You know now why we are in such a mess. No one will stop the imperial and oligarchic executive branch. Congress doesn’t want to be in charge, they are like the House of Lords in UK. The judiciary doesn’t want any messy fights with executive agencies and allows inapproapriate delegation by the congress and refuses to stop the agencies on the restrained approach that allows them to interpret the statutes that they work under. Tyranny of fanatics, Imperial executive, neutered congress and “restrained” judiciary–Citizens on the rack and shut out, told what to by the oligarchs.
here is my comment to the post and video and another commenter’s point.
http://junkscience.com/2014/01/30/dingell-calls-supreme-court-stupid-for-allowing-epa-to-regulate-co2/
May I add to your comment, Mr. M?
This is a very apt statement made by a stupid man. The problems of the CAA could have been fixed by the Congress. They meant for the EPA to run rampant.
The “delegation” problem developed on many fronts because the congress was not willing to do their job, they created a runaway train in the exec agencies so they wouldn’t have to answer to the public on crazy regs that were burdensome to the citizens.
When presented with an opportunity to stop the agency runaway, the SCOTUS hid behind the Chevron decision:
Chevron U.S.A., Inc. v. Natural Resources Defense Council, Inc., 467 U.S. 837 (1984), was a case in which the United States Supreme Court set forth the legal test for determining whether to grant deference to a government agency’s interpretation of a statute which it administers. Chevron is the Court’s clearest articulation of the doctrine of “administrative deference,” to the point that the Court itself has used the phrase “Chevron deference” in more recent cases.[1]
What Chevron did was allow agency discretion across the board because for ambitious bureaucrats on the hunt, everything is a “statutory ambiguity” as a result the agency can do anything it damn well pleases and the SCOTUS and teh lesser courts sit on their hands.
Even if the agency action violates any common sense understanding of the language under the Administrative Procedure act of the words, arbitrary and capricious the Congress and the Courts let it ride rather than make a stink.
Normal people, even judges, know that arbitrary and capricious means without a solid reason and on a whim–so if the agency puts up bad science that couldn’t pass the smell test is that arbitrary and capricious–weeeeelllll no, because judges don’t want to strain their brains or take on agencies with armies of white coats. Industry doesn’t either.
Bad lawyering fails to make the case for bad science being arbitrary and capricious and then more junk science is piled on and more regulations are promulgated and everyone just stand there with their mouths open wondering how junk science determines agency regulatory regimes and policy making. For example claims that ambient air pollution killes hundreds of thousands of people every year in the US and millions on the planet. When they can’t show me one dead body caused by ambient air pollution. Not one.
Friend of John Galt — that wouldn’t work since a majority of the harmful regulations and rules are enforced as settlements from collusive lawsuits.
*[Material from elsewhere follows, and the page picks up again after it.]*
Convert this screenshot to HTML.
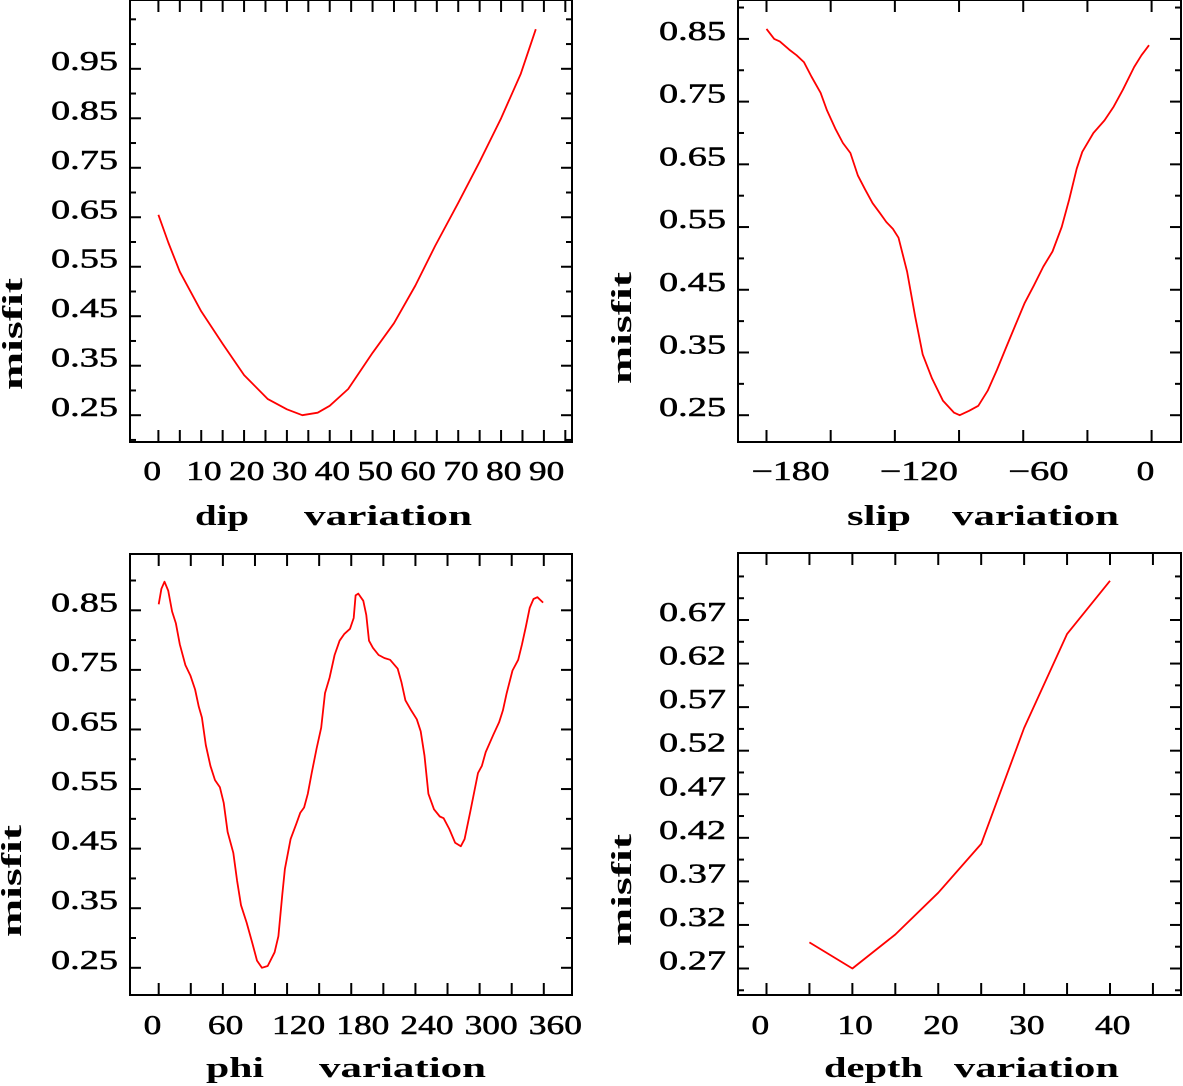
<!DOCTYPE html>
<html><head><meta charset="utf-8"><style>
html,body{margin:0;padding:0;background:#fff;}
svg{display:block;}
text{font-family:"Liberation Serif",serif;fill:#000;}
</style></head><body>
<svg id="fig" width="1183" height="1086" viewBox="0 0 1183 1086" xmlns="http://www.w3.org/2000/svg"></svg>
<script>
// ---- dip panel data ----
const dipX=[0,2.3,5,10,15,20,25.5,30,33.6,37.2,40,44.3,50,55,60,64.6,70,75,80,84.6,88.1];
const dipY=[0.655,0.599,0.540,0.460,0.394,0.331,0.283,0.262,0.250,0.255,0.269,0.303,0.376,0.436,0.512,0.592,0.679,0.762,0.850,0.940,1.030];
const dipXTicks=[0,10,20,30,40,50,60,70,80,90];
const dipYTicks=[0.25,0.35,0.45,0.55,0.65,0.75,0.85,0.95];
const dipYLabels=["0.25","0.35","0.45","0.55","0.65","0.75","0.85","0.95"];
// ---- slip panel data ----
const slipX=[-180,-176.4,-173.8,-169.4,-166,-162.5,-159,-154.7,-151.7,-147.7,-144.3,-140.8,-137.3,-133.9,-130.4,-126.9,-124,-120.9,-118.3,-114.3,-110.5,-107,-102.7,-97.5,-92.3,-89.7,-85.3,-81,-76.6,-72.3,-68,-63.6,-59.3,-55,-50.6,-46.3,-42,-38.5,-35,-32.4,-27.2,-22,-17.7,-13.4,-8.2,-4.7,-1.2];
const slipY=[0.866,0.850,0.846,0.833,0.824,0.813,0.790,0.764,0.736,0.706,0.684,0.668,0.632,0.610,0.588,0.572,0.558,0.547,0.533,0.479,0.407,0.347,0.309,0.273,0.254,0.250,0.257,0.265,0.289,0.322,0.358,0.394,0.429,0.457,0.487,0.511,0.550,0.594,0.643,0.670,0.700,0.720,0.742,0.769,0.805,0.824,0.840];
const slipXTicks=[-180,-120,-60,0];
const slipXLabels=["\u2212180","\u2212120","\u221260","0"];
const slipYTicks=[0.25,0.35,0.45,0.55,0.65,0.75,0.85];
const slipYLabels=["0.25","0.35","0.45","0.55","0.65","0.75","0.85"];
// ---- phi panel data ----
const phiX=[0,2.5,5.4,8.9,12.5,16.1,19.7,25,29.7,34,37.5,40.4,44,48.3,52.6,57.2,60.8,64.4,69.7,73.3,76.9,82.2,87.6,91.9,96.5,101.9,108.3,111.9,115.5,118,123.3,128.7,132.3,135.9,139.4,143,147.6,151.9,155.5,159.8,164.4,169.1,173.4,178.8,182.3,184.1,186.6,191.3,194.1,196.6,200.2,205.6,210.9,216.3,223.4,227,230.6,236,241.3,244.9,248.5,252.1,257.4,262.8,266.3,271.7,277.1,282.4,286,291.4,298.5,302.1,305.7,312.8,318.2,321.8,325.3,330.7,336.1,339.6,343.2,346.8,350.4,354,359.3];
const phiY=[0.860,0.886,0.898,0.883,0.848,0.828,0.793,0.758,0.740,0.717,0.688,0.670,0.624,0.589,0.565,0.553,0.527,0.478,0.443,0.396,0.355,0.326,0.291,0.262,0.250,0.253,0.276,0.303,0.373,0.416,0.466,0.492,0.510,0.519,0.542,0.577,0.618,0.653,0.711,0.737,0.775,0.799,0.810,0.819,0.837,0.875,0.878,0.866,0.842,0.799,0.787,0.775,0.770,0.767,0.752,0.729,0.699,0.682,0.667,0.647,0.606,0.542,0.516,0.504,0.501,0.483,0.460,0.454,0.466,0.513,0.577,0.589,0.612,0.641,0.662,0.682,0.711,0.749,0.767,0.793,0.822,0.854,0.869,0.872,0.863];
const phiXTicks=[0,60,120,180,240,300,360];
const phiYTicks=[0.25,0.35,0.45,0.55,0.65,0.75,0.85];
const phiYLabels=["0.25","0.35","0.45","0.55","0.65","0.75","0.85"];
// ---- depth panel data ----
const depthX=[5,10,15,20,25,30,35,40];
const depthY=[0.300,0.270,0.309,0.357,0.413,0.546,0.654,0.715];
const depthXTicks=[0,10,20,30,40];
const depthYTicks=[0.27,0.32,0.37,0.42,0.47,0.52,0.57,0.62,0.67];
const depthYLabels=["0.27","0.32","0.37","0.42","0.47","0.52","0.57","0.62","0.67"];

const NS="http://www.w3.org/2000/svg";
const svg=document.getElementById('fig');
function mk(tag,attrs,parent){const e=document.createElementNS(NS,tag);for(const k in attrs)e.setAttribute(k,attrs[k]);(parent||svg).appendChild(e);return e;}
function lw(s){let w=0;for(const c of s){w+=(c==='\u2212')?25:(c==='.')?12:17.7;}return w;}

function panel(cfg){
  const g=mk('g',{});
  
  
  const sx=v=>cfg.px0+(v-cfg.vx0)*(cfg.px1-cfg.px0)/(cfg.vx1-cfg.vx0);
  const sy=v=>cfg.py0+(v-cfg.vy0)*(cfg.py1-cfg.py0)/(cfg.vy1-cfg.vy0);
  const f=cfg.frame;
  const fr=mk('rect',{x:f.L,y:f.T,width:f.R-f.L,height:f.B-f.T,fill:'none',stroke:'#000','stroke-width':2},g);
  
  
  // x ticks (including minor)
  const xt=[];
  for(let v=cfg.xMinorStart;v<=cfg.xMinorEnd+1e-9;v+=cfg.xMinorStep)xt.push(v);
  xt.forEach(v=>{const x=sx(v);if(x<=f.L+1||x>=f.R-1)return;
    mk('line',{x1:x,y1:f.B,x2:x,y2:f.B-12,stroke:'#000','stroke-width':2},g);
    mk('line',{x1:x,y1:f.T,x2:x,y2:f.T+12,stroke:'#000','stroke-width':2},g);});
  // y ticks
  const yt=[];
  for(let v=cfg.yMinorStart;v<=cfg.yMinorEnd+1e-9;v+=cfg.yMinorStep)yt.push(v);
  yt.forEach(v=>{const y=sy(v);if(y<=f.T+2||y>=f.B-2)return;
    const major=cfg.yTicks.some(t=>Math.abs(t-v)<1e-6);const L=major?11:6;
    mk('line',{x1:f.L,y1:y,x2:f.L+L,y2:y,stroke:'#000','stroke-width':2},g);
    mk('line',{x1:f.R,y1:y,x2:f.R-L,y2:y,stroke:'#000','stroke-width':2},g);});
  // y labels
  cfg.yTicks.forEach((v,i)=>{const t=mk('text',{x:cfg.yLabelRight,y:sy(v)+1,'text-anchor':'end','font-size':27,stroke:'#000','stroke-width':0.5,textLength:67,lengthAdjust:'spacingAndGlyphs'},g);
    t.textContent=cfg.yLabels[i];
    
    });
  // x labels
  cfg.xTicks.forEach((v,i)=>{const s=cfg.xLabels[i];const t=mk('text',{x:sx(v)-15,y:cfg.xLabelBase,'font-size':27,stroke:'#000','stroke-width':0.5,textLength:lw(s),lengthAdjust:'spacingAndGlyphs'},g);
    t.textContent=s;
    
    });
  // x title (two words)
  cfg.xTitle.forEach(w=>{const t=mk('text',{x:w[1],y:cfg.titleBase,'font-size':28,'font-weight':'bold',textLength:w[2]-w[1],lengthAdjust:'spacingAndGlyphs'},g);
    t.textContent=w[0];
    
    });
  // y title
  const yc=cfg.yTitle;
  const yt2=mk('text',{x:0,y:0,'font-size':28,'font-weight':'bold','text-anchor':'middle',textLength:yc.len,lengthAdjust:'spacingAndGlyphs',transform:`translate(${yc.x},${yc.y}) rotate(-90)`},g);
  yt2.textContent='misfit';
  
  
  // series
  const pts=cfg.xs.map((v,i)=>sx(v).toFixed(1)+','+sy(cfg.ys[i]).toFixed(1)).join(' ');
  const pl=mk('polyline',{points:pts,fill:'none',stroke:'#ff0000','stroke-width':1.8,'stroke-linejoin':'round'},g);
  
  
}

panel({name:'dip-panel',frame:{L:130,R:572,T:0,B:442},px0:158.4,px1:543.9,vx0:0,vx1:90,py0:415.2,py1:68.8,vy0:0.25,vy1:0.95,
  xMinorStart:0,xMinorEnd:95,xMinorStep:5,yMinorStart:0.2,yMinorEnd:1.1,yMinorStep:0.05,
  xTicks:dipXTicks,xLabels:dipXTicks.map(String),yTicks:dipYTicks,yLabels:dipYLabels,yLabelRight:118,xLabelBase:480,
  titleBase:525,xTitle:[['dip',195,249],['variation',304,472]],yTitle:{x:22,y:334,len:112},xs:dipX,ys:dipY});
panel({name:'slip-panel',frame:{L:738,R:1181,T:0,B:442},px0:766.5,px1:1151.6,vx0:-180,vx1:0,py0:415.2,py1:38.9,vy0:0.25,vy1:0.85,
  xMinorStart:-180,xMinorEnd:0,xMinorStep:30,yMinorStart:0.2,yMinorEnd:0.95,yMinorStep:0.05,
  xTicks:slipXTicks,xLabels:slipXLabels,yTicks:slipYTicks,yLabels:slipYLabels,yLabelRight:726,xLabelBase:480,
  titleBase:525,xTitle:[['slip',847,911],['variation',952,1119]],yTitle:{x:631,y:328,len:112},xs:slipX,ys:slipY});
panel({name:'phi-panel',frame:{L:130,R:572,T:554,B:995},px0:158.7,px1:543.8,vx0:0,vx1:360,py0:967.8,py1:610.3,vy0:0.25,vy1:0.85,
  xMinorStart:0,xMinorEnd:360,xMinorStep:30,yMinorStart:0.2,yMinorEnd:0.95,yMinorStep:0.05,
  xTicks:phiXTicks,xLabels:phiXTicks.map(String),yTicks:phiYTicks,yLabels:phiYLabels,yLabelRight:118,xLabelBase:1034,
  titleBase:1077,xTitle:[['phi',206,264],['variation',319,486]],yTitle:{x:21,y:881,len:112},xs:phiX,ys:phiY});
panel({name:'depth-panel',frame:{L:738,R:1181,T:553,B:995},px0:766.5,px1:1110,vx0:0,vx1:40,py0:968.5,py1:620,vy0:0.27,vy1:0.67,
  xMinorStart:0,xMinorEnd:45,xMinorStep:5,yMinorStart:0.245,yMinorEnd:0.72,yMinorStep:0.025,
  xTicks:depthXTicks,xLabels:depthXTicks.map(String),yTicks:depthYTicks,yLabels:depthYLabels,yLabelRight:726,xLabelBase:1034,
  titleBase:1077,xTitle:[['depth',824,923],['variation',954,1119]],yTitle:{x:631,y:890,len:112},xs:depthX,ys:depthY});
</script>
</body></html>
While your proposed model does have merit in an environment without opportunistic behavior, what we have a long line of evidence pointing pit that those within the agencies found a way to meet their agenda which bypasses the Congress, the Judicial branch and even the regulatory procedures established for the Agencies themselves.
Now, as I do not believe in just saying “that’s a bad idea” and voting no, like our legislators appear to do, allow me to offer an amendment to your proposal which might close the loophole I listed above:
Amendment: Any judicial settlement offer requires ratification by the Congress, similar in structure to the ratification of treaties. Alternatively, simply require any agency settlement to take the form of a bill which must be voted on by the Congress before binding acceptance with a court.
And the EPA funds smart university researcher who sure can figure out how to get more money – make sure your claims support EPA policy. The EPA can then pick and choose which studies it will put forth. AND almost always the data used in those studies in not publicly available.
All “independent” federal administrative agencies are a violation of the the clear wording of the Constitution. The courts, however, (with progressive judges) decided to help the progressive movement toward “administrative experts” managing the country through regulation.
While my feeling is that administrative agencies are unconstitutional on the surface (the Constitution simply creates a limited number of cabinet posts, e.g. Sec of State and Sec of defense, etc.), however, the improper delegation of legislative duties can be “solved” by simply requiring that Independent Agencies submit all proposed regulations in the form of bills to be considered and passed by Congress (and signed by the President). This would put the responsibility squarely back on the elected representatives — who can be “unelected” as necessary. The current system makes a joke of congressional responsibility and leaves voters unable to hold their representatives fully responsible — as they are in any event.